* Start *

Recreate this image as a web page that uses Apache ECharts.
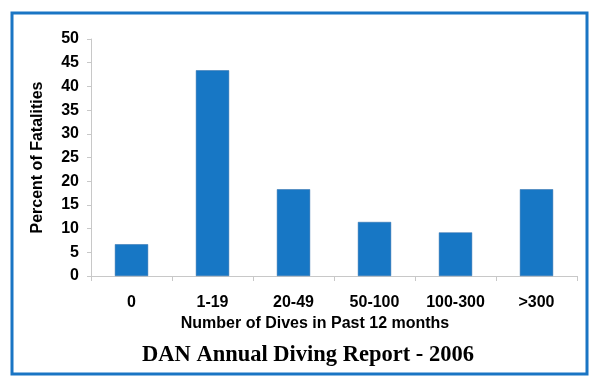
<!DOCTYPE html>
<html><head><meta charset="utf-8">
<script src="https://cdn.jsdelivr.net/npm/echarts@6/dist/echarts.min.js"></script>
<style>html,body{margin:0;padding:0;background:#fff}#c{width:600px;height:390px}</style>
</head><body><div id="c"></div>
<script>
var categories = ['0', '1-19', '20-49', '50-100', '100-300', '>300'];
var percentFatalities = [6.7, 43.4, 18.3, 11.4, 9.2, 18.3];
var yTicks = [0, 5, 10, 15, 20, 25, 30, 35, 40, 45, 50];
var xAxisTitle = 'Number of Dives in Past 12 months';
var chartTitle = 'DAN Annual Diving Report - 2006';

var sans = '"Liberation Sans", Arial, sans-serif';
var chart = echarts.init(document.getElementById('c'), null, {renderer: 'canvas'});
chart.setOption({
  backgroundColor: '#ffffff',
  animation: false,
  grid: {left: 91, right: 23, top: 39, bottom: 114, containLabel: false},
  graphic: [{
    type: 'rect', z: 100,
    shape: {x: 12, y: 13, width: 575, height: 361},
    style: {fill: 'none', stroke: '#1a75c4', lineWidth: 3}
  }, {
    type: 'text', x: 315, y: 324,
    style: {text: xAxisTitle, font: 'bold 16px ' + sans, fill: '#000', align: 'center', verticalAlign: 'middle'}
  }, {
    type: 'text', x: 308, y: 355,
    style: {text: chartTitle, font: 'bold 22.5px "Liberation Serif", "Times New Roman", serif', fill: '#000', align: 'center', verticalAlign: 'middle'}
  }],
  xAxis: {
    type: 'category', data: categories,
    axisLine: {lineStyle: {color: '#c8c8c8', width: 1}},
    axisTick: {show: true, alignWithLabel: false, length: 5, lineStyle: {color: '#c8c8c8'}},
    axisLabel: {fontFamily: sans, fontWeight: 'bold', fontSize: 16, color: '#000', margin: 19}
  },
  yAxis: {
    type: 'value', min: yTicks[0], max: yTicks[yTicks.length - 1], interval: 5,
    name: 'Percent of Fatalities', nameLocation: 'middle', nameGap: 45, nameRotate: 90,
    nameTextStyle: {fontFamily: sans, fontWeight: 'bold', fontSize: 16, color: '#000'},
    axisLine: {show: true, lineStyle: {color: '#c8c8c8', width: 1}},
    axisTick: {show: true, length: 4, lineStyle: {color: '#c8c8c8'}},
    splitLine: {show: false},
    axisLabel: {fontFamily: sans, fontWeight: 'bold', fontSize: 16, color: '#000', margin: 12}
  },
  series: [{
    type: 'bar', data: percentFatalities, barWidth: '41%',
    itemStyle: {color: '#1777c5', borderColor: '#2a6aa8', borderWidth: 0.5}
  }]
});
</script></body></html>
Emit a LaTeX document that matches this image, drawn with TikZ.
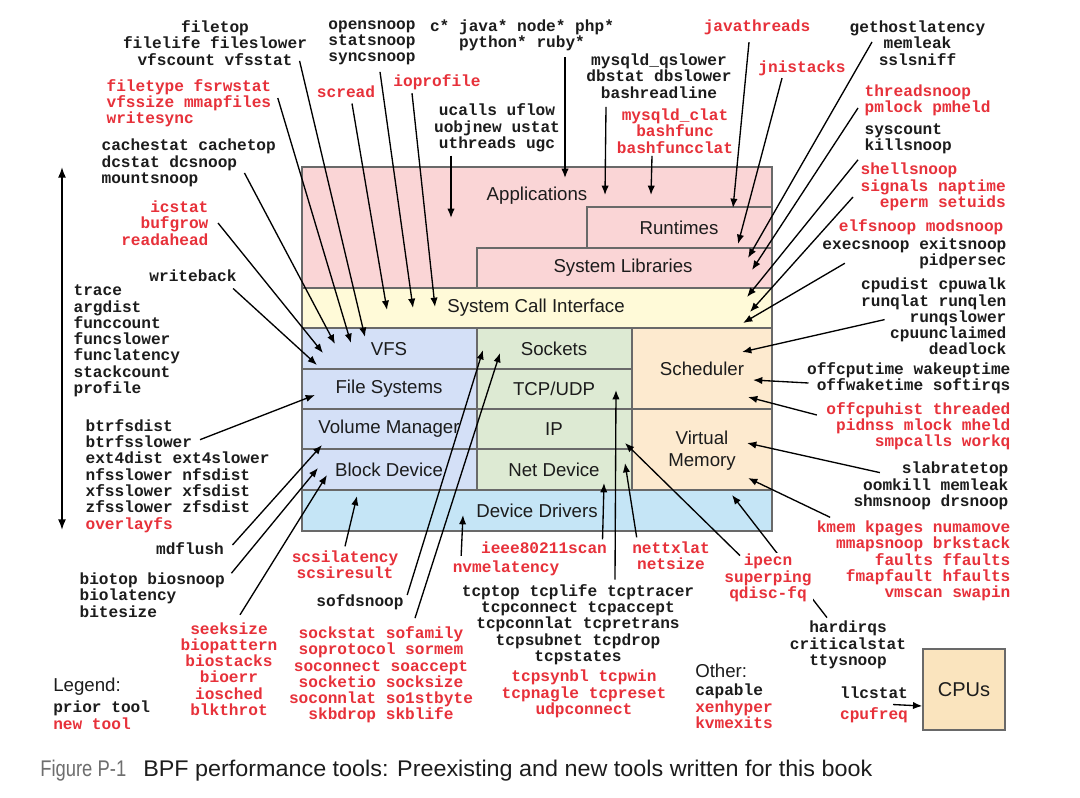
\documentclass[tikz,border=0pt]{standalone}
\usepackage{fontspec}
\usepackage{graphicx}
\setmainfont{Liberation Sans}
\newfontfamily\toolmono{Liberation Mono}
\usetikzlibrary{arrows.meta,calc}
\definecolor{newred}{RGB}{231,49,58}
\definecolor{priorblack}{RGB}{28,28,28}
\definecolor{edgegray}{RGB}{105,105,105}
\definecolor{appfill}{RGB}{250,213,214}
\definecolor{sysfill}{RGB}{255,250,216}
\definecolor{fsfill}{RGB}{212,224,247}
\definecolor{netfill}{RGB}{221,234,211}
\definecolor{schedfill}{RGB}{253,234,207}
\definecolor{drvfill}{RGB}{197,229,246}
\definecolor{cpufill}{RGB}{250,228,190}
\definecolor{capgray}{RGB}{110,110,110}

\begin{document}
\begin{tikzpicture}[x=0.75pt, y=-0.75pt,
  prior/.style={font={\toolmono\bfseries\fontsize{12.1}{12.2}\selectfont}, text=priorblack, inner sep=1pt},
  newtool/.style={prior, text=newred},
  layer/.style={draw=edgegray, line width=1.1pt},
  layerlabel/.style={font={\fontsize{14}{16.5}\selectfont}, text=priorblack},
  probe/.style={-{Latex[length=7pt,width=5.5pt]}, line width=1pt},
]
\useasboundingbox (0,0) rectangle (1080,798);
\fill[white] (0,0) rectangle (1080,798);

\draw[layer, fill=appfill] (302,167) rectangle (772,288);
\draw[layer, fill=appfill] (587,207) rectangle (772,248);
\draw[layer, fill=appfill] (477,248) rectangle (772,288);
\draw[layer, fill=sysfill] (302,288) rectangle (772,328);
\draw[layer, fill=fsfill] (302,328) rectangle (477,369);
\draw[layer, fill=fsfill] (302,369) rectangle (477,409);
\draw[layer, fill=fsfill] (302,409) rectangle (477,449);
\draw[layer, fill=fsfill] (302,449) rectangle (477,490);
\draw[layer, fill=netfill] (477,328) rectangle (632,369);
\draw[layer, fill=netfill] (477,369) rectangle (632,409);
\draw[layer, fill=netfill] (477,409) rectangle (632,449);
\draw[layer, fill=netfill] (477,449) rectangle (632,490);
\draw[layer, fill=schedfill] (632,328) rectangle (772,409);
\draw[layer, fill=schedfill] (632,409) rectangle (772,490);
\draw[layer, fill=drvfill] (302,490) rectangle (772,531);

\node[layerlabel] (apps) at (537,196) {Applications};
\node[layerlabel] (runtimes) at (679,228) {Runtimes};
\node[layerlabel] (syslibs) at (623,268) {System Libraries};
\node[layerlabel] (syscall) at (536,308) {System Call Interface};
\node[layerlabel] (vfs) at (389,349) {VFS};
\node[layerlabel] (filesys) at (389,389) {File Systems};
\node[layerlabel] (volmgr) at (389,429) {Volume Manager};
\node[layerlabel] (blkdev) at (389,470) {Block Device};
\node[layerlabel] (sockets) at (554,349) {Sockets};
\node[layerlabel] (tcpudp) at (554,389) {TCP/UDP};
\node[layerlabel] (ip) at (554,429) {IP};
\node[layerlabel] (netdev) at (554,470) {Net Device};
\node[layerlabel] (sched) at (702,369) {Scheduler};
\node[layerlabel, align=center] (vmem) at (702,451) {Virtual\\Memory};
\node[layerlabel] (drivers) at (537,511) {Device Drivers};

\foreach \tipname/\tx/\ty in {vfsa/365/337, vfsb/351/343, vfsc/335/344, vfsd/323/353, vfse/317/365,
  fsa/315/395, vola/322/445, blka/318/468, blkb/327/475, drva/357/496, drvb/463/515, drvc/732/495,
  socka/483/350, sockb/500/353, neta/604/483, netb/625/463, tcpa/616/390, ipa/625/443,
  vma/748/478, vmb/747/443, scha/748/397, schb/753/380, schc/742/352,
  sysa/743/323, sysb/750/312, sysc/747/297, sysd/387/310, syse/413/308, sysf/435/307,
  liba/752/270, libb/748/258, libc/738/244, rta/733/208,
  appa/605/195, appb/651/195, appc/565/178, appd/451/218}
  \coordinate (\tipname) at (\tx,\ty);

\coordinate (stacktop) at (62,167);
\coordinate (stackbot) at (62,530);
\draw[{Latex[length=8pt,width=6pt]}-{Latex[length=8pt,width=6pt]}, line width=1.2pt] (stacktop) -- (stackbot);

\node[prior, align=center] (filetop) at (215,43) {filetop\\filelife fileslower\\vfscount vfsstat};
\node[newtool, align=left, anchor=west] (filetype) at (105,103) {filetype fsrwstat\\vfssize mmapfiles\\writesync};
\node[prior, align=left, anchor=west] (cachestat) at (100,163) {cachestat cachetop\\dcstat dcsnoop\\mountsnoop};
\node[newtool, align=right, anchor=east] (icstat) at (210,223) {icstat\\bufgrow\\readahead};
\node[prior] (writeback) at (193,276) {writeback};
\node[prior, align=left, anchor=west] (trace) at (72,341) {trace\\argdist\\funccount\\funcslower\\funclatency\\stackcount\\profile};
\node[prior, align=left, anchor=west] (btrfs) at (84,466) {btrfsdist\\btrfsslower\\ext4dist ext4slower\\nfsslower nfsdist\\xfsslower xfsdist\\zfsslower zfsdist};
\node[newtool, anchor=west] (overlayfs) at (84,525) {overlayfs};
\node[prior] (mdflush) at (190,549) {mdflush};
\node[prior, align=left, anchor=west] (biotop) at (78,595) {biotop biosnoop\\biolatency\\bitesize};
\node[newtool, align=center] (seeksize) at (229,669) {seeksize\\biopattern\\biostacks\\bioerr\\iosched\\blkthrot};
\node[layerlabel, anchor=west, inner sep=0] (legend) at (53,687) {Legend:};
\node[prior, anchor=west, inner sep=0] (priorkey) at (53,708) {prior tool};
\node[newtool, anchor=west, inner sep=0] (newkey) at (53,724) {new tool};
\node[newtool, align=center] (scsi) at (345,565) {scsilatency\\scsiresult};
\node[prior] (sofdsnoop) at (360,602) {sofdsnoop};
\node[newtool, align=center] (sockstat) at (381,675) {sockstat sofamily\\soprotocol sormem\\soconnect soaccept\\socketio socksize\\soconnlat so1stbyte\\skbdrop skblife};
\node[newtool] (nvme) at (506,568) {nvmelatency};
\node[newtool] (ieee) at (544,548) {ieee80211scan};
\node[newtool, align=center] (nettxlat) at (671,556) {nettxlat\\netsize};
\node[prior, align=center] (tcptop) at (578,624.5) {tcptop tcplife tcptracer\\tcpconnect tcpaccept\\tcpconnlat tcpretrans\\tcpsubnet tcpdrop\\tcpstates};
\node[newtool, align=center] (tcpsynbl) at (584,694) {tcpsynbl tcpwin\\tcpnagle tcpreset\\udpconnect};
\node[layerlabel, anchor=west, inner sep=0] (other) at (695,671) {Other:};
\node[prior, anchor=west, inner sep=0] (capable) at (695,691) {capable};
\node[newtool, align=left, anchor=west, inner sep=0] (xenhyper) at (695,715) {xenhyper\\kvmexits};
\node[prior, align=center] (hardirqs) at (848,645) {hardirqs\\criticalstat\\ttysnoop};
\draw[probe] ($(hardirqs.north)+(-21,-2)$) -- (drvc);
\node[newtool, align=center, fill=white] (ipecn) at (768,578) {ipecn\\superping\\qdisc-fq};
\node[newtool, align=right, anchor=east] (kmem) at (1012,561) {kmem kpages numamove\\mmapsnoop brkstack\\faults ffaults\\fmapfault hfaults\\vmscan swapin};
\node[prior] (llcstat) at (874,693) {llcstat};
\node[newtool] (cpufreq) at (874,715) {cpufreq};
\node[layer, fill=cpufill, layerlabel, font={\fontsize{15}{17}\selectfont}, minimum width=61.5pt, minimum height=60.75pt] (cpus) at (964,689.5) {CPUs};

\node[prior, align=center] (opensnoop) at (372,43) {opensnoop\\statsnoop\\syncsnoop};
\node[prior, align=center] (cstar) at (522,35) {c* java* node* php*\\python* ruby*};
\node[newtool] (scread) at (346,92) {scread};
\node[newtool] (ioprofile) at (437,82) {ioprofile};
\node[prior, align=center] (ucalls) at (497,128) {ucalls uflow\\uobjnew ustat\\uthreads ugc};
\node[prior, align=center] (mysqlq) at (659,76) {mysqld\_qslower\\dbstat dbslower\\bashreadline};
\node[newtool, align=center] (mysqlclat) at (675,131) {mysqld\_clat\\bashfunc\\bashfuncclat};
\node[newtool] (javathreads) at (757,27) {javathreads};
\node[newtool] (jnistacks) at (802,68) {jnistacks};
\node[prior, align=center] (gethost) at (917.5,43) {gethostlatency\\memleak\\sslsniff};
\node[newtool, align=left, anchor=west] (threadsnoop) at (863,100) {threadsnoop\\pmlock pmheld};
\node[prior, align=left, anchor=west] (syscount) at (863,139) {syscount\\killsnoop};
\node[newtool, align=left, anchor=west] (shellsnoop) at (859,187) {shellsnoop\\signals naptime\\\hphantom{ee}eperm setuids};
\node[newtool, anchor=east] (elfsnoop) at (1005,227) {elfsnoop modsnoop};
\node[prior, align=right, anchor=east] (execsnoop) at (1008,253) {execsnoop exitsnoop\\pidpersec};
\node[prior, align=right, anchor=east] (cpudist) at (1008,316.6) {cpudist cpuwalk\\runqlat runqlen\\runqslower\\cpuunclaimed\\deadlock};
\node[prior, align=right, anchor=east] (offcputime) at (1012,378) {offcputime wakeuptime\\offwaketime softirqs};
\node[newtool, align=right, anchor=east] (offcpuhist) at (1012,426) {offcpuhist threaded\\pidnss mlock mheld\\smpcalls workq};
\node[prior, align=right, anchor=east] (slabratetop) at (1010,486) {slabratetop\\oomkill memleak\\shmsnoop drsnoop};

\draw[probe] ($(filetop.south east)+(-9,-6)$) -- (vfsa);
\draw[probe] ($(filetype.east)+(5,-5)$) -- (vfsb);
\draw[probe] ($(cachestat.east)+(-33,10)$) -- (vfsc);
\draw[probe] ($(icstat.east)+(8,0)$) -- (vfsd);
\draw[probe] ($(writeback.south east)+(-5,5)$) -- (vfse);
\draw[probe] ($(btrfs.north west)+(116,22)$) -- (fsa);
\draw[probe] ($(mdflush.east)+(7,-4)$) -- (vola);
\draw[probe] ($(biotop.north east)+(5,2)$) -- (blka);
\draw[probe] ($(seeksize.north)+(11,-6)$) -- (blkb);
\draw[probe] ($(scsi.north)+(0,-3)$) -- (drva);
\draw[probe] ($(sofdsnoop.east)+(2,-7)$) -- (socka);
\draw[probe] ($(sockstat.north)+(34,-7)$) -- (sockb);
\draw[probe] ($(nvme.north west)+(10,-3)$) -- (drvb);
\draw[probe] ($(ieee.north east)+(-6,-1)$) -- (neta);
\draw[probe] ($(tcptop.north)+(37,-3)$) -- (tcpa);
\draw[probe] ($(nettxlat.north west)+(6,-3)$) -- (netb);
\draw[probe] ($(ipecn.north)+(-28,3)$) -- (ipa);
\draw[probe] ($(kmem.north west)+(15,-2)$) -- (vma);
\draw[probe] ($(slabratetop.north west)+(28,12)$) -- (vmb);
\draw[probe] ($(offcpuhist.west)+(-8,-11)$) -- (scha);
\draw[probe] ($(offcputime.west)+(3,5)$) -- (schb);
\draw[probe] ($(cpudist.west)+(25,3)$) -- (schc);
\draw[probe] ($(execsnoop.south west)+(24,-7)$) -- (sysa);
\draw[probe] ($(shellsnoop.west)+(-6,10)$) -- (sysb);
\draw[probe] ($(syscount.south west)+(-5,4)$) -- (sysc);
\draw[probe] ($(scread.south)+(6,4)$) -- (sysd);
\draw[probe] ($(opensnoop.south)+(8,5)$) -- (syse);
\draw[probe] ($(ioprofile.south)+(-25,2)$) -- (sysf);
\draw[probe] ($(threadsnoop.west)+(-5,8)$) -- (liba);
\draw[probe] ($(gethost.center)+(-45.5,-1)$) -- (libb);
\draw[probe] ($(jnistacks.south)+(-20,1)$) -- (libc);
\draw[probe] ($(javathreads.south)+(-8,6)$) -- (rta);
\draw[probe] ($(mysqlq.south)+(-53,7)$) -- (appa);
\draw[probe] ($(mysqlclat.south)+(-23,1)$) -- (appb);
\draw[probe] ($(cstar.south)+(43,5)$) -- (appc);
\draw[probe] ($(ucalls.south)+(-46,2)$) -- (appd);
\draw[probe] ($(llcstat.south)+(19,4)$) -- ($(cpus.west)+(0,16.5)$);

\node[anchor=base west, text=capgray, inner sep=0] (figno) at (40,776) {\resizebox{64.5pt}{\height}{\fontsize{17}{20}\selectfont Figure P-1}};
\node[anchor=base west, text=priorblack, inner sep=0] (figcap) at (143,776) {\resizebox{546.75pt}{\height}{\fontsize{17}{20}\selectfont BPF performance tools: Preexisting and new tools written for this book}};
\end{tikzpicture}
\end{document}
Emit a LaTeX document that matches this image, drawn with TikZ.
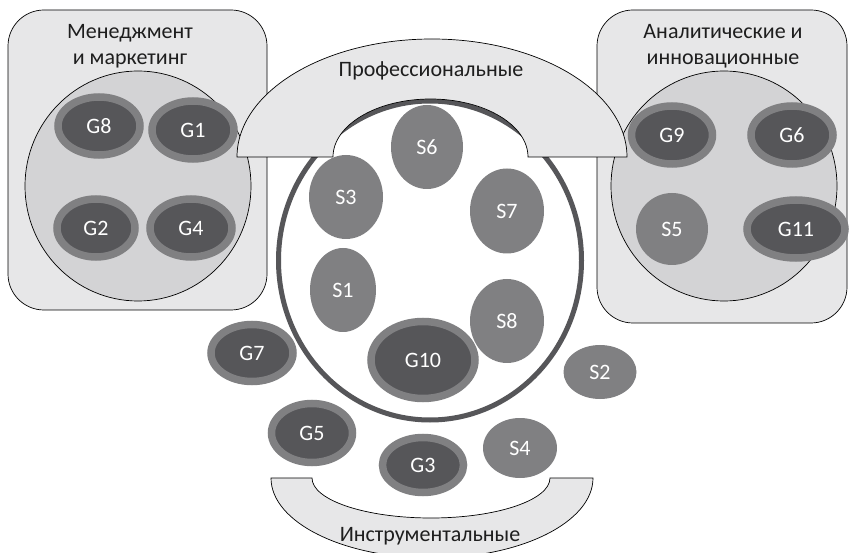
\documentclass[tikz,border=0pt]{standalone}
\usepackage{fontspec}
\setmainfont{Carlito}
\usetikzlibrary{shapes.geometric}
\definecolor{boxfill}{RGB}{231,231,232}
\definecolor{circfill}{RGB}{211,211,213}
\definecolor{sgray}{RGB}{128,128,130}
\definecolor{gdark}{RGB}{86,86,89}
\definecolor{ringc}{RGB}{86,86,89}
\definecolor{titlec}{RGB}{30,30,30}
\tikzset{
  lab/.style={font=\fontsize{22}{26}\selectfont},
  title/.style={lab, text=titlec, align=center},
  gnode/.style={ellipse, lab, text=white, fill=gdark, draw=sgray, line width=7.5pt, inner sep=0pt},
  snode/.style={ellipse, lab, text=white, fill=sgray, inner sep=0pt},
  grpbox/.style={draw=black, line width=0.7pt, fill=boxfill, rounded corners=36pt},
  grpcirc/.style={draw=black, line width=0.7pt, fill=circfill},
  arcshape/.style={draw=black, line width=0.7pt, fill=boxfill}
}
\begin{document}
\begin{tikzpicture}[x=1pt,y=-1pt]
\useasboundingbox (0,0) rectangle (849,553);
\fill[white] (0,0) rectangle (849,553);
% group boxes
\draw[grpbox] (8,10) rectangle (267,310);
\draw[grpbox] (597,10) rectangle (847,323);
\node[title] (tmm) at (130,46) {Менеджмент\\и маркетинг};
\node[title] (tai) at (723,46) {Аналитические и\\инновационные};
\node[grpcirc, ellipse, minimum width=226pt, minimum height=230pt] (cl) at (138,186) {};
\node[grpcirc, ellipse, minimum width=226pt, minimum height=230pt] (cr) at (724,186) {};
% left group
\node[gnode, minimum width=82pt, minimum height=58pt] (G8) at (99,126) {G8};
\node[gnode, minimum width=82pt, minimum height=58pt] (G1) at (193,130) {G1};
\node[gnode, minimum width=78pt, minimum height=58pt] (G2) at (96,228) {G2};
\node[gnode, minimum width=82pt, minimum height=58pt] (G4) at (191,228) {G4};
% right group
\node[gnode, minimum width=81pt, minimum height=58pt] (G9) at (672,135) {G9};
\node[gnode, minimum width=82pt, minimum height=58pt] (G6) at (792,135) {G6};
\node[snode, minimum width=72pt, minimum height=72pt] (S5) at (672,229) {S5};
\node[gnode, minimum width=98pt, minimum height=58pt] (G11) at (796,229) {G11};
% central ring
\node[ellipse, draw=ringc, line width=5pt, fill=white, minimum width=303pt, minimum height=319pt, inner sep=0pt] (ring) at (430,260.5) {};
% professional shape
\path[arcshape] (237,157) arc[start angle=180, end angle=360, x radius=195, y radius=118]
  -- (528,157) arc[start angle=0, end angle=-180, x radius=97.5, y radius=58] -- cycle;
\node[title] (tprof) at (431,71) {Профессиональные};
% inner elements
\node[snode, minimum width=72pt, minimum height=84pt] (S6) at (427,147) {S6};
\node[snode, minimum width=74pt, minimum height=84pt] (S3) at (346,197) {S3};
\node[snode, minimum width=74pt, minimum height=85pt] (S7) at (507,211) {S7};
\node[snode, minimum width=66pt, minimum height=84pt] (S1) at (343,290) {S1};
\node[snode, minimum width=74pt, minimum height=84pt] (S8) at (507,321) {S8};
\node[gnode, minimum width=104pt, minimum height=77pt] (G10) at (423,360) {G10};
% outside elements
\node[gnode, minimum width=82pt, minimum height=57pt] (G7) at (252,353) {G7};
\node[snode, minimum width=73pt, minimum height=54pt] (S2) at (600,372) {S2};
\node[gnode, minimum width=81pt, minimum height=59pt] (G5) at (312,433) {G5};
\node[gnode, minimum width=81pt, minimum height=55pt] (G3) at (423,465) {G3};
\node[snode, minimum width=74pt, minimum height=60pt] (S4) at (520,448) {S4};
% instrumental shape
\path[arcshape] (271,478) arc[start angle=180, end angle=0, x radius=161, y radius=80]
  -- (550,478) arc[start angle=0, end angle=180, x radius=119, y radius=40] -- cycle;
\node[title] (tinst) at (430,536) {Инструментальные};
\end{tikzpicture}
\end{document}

* End *

| Exercise |
Starting at the first line of the entries, restate word for word everything through the line that holds "var chartTitle = 'DAN", both ends included, but omit any pictures.

| Problem solution |
Recreate this image as a web page that uses Apache ECharts.
<!DOCTYPE html>
<html><head><meta charset="utf-8">
<script src="https://cdn.jsdelivr.net/npm/echarts@6/dist/echarts.min.js"></script>
<style>html,body{margin:0;padding:0;background:#fff}#c{width:600px;height:390px}</style>
</head><body><div id="c"></div>
<script>
var categories = ['0', '1-19', '20-49', '50-100', '100-300', '>300'];
var percentFatalities = [6.7, 43.4, 18.3, 11.4, 9.2, 18.3];
var yTicks = [0, 5, 10, 15, 20, 25, 30, 35, 40, 45, 50];
var xAxisTitle = 'Number of Dives in Past 12 months';
var chartTitle = 'DAN Annual Diving Report - 2006';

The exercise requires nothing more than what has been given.